Let Our Kids Be Kids campaigners argue that the new tests being given to six and seven-year-olds are putting too much pressure on students and asking “age-inappropriate” questions on English and math. They go on to say that the UK Government is using tests that are usually meant to take a closer look at school performance to be a more formal exercise that result in children feeling like “failures.”
A petition calling for a boycott of primary school tests was signed by over 40,000 parents. Supporters of the campaign say that the exams create a culture of over-testing in schools, writes Heather Stewart for The Guardian.
A number of parent presenters offered the petition at the headquarters of the Department of Education in London. Among the parents was a mother named Caterina with a son and daughter in a school in Nunhead, South London, who said that while school was “amazing and creative,” it put “too much pressure” on six and seven year olds, reports Sean Coughlan for BBC News.

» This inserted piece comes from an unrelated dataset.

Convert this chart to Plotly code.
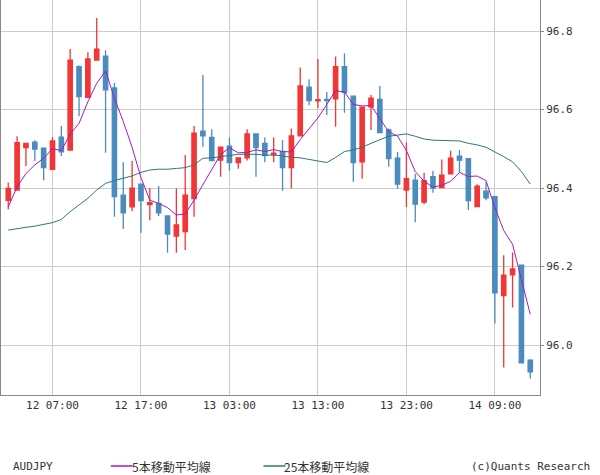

The campaign organisers say children are “over-tested, over-worked and in a school system that places more importance on test results and league tables than children’s happiness and joy of learning”.
The group has raised concerns over the new exams, given to seven and eleven-year-olds in the country, which are causing changes to be made to the curriculum that they say causes it to become”dull [and] dry.”
Campaigners have also written an open letter to Education Secretary Nicky Morgan, warning that schools are becoming “exam factories,” and that testing adds undue stress, which is making students feel like “failures.”
Morgan, meanwhile, has said that taking children out of school even just for one day can be “harmful to their education.”
Ofsted chief Sir Michael Wilshaw has rebutted these arguments, saying that in order to improve social mobility, children must not be allowed to fall behind at any age.
“The government is right to introduce greater structure and rigour into the assessment process. Those who oppose this testing need to consider England’s mediocre position in the OECD education rankings,” said Sir Michael. “As I have long argued, children who fall behind in the early years of their education struggle to catch up in later years.”